20040613

Dream carbine

Galil parts kits are coming into the country. Such kits are made by dismantling selective-fire 5.56mm rifles, putting the parts into a bag, and cutting the receiver into bits. By US law, the receiver---the frame, if you will, to which all other parts attach---is the firearm. By selling a kit containing all the parts except the receiver, you're selling no firearm, just everything you need if you can get a domestically-manufactured receiver. Building one, though, has some legal complexities involved.

New receivers are being manufactured in the US, without the holes where the selective-fire parts would pin in. Take one of these, with its US-originated serial number, and substitute an arbitrary number of other US-made parts, and it's legal per the Assault Weapon Ban (that will, if we mind our Congress, sunset in just a few months). However, these receivers are steel and might be rather heavy.

Let's get somebody to make an alloy or carbon-fiber Galil receiver. Let's get somebody else to make a carbon fiber-wrapped 6.5mm Grendel barrel at about 18" length. That keeps the weapon's weight down to the range that a Grendel deserves, 'cuz the original Galil (milled steel receiver) was on the heavy side. The carbon barrel should also be immune to point-of-aim shifts as it heats up.

Open up the bolt face and reface the extractor so they take the Grendel's case head.

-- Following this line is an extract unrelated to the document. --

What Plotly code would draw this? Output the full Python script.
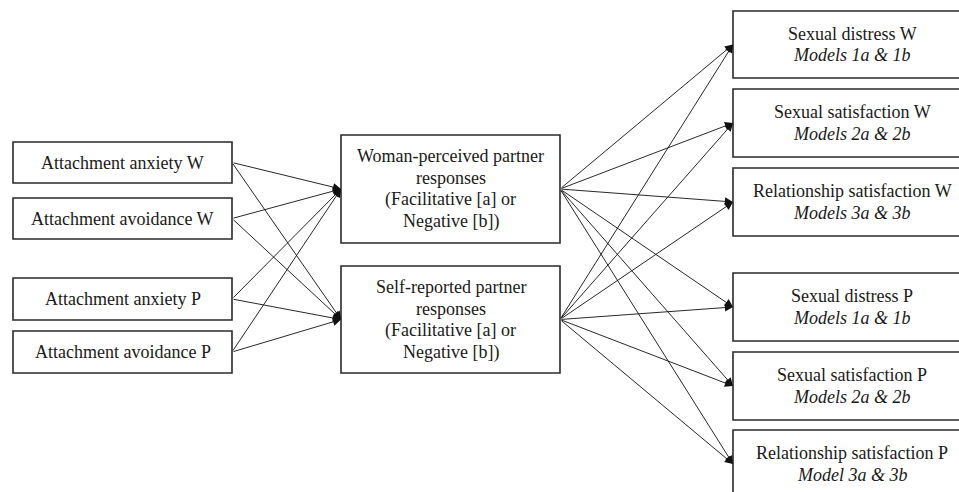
import plotly.graph_objects as go

# ---- data (text content of the path diagram) ----
predictors = ["Attachment anxiety W", "Attachment avoidance W",
              "Attachment anxiety P", "Attachment avoidance P"]
mediators = [["Woman-perceived partner", "responses", "(Facilitative [a] or", "Negative [b])"],
             ["Self-reported partner", "responses", "(Facilitative [a] or", "Negative [b])"]]
outcomes = ["Sexual distress W", "Sexual satisfaction W", "Relationship satisfaction W",
            "Sexual distress P", "Sexual satisfaction P", "Relationship satisfaction P"]
outcome_models = ["Models 1a & 1b", "Models 2a & 2b", "Models 3a & 3b",
                  "Models 1a & 1b", "Models 2a & 2b", "Model 3a & 3b"]

# ---- layout geometry (pixels in the final page) ----
W, H = 959, 492
left_x = (13, 232)
left_y = [(142, 183), (198, 239), (278, 320), (331, 373)]
mid_x = (341, 560)
mid_y = [(135, 243), (266, 373)]
right_x = (733, 971)
right_y = [(11, 78), (89, 157), (168, 236), (273, 341), (352, 420), (430, 498)]

FONT = "Liberation Serif, Times New Roman, serif"
FS = 18
LS = 21.8
BOX_COL = "#2a2a2a"
LINE_COL = "#111111"
TXT_COL = "#1a1a1a"

shapes = []
annotations = []

def box(x, y):
    shapes.append(dict(type="rect", xref="x", yref="y", x0=x[0], x1=x[1], y0=y[0], y1=y[1],
                       line=dict(color=BOX_COL, width=1.6), fillcolor="rgba(0,0,0,0)", layer="above"))

def label(lines, x, y):
    cx = (x[0] + x[1]) / 2
    cy = (y[0] + y[1]) / 2
    n = len(lines)
    for i, t in enumerate(lines):
        annotations.append(dict(text=t, x=cx, y=cy + (i - (n - 1) / 2) * LS, xref="x", yref="y",
                                showarrow=False, font=dict(family=FONT, size=FS, color=TXT_COL),
                                xanchor="center", yanchor="middle", align="center"))

def arrow(x0, y0, x1, y1):
    annotations.append(dict(text="", x=x1, y=y1, ax=x0, ay=y0, xref="x", yref="y",
                            axref="x", ayref="y", showarrow=True, arrowhead=2, arrowsize=1.8,
                            arrowwidth=0.9, arrowcolor=LINE_COL, standoff=0))

def mid(y):
    return (y[0] + y[1]) / 2

# arrows: predictors -> mediators
for py in left_y:
    for my in mid_y:
        arrow(left_x[1], mid(py), mid_x[0], mid(my))
# arrows: mediators -> outcomes
for my in mid_y:
    for oy in right_y:
        arrow(mid_x[1], mid(my), right_x[0], mid(oy))

for name, y in zip(predictors, left_y):
    box(left_x, y)
    label([name], left_x, y)
for lines, y in zip(mediators, mid_y):
    box(mid_x, y)
    label(lines, mid_x, y)
for name, model, y in zip(outcomes, outcome_models, right_y):
    box(right_x, y)
    label([name, f"<i>{model}</i>"], right_x, y)

fig = go.Figure()
fig.add_trace(go.Scatter(x=[0, W], y=[0, H], mode="markers", marker=dict(opacity=0),
                         hoverinfo="skip", showlegend=False))
fig.update_layout(
    width=W, height=H, margin=dict(l=0, r=0, t=0, b=0),
    paper_bgcolor="white", plot_bgcolor="white",
    xaxis=dict(range=[0, W], visible=False, fixedrange=True),
    yaxis=dict(range=[H, 0], visible=False, fixedrange=True),
    shapes=shapes, annotations=annotations, showlegend=False,
)
fig.write_html("out.html", config={"displayModeBar": False},
               post_script="document.body.style.margin='0';document.body.style.overflow='hidden';")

You might have to tweak the gas system. Emphasize might: the Grendel's developer claims that pressures were very close to those of 5.56mm military cartridges, so a gas system that's reliable with 5.56mm should need little tuning to make it hum with 6.5.





Replace the gas tube with a new one with Weaver rails on top. The front-mounted rails let you mount the modern gizmodified intermediate eye relief optics.

There's WUTT!'s competitor to the AR15 platform, in a damned rugged form factor, firing the most capable cartridge that will fit in that form factor. Fixed and folding stocks available. Tritium sights standard.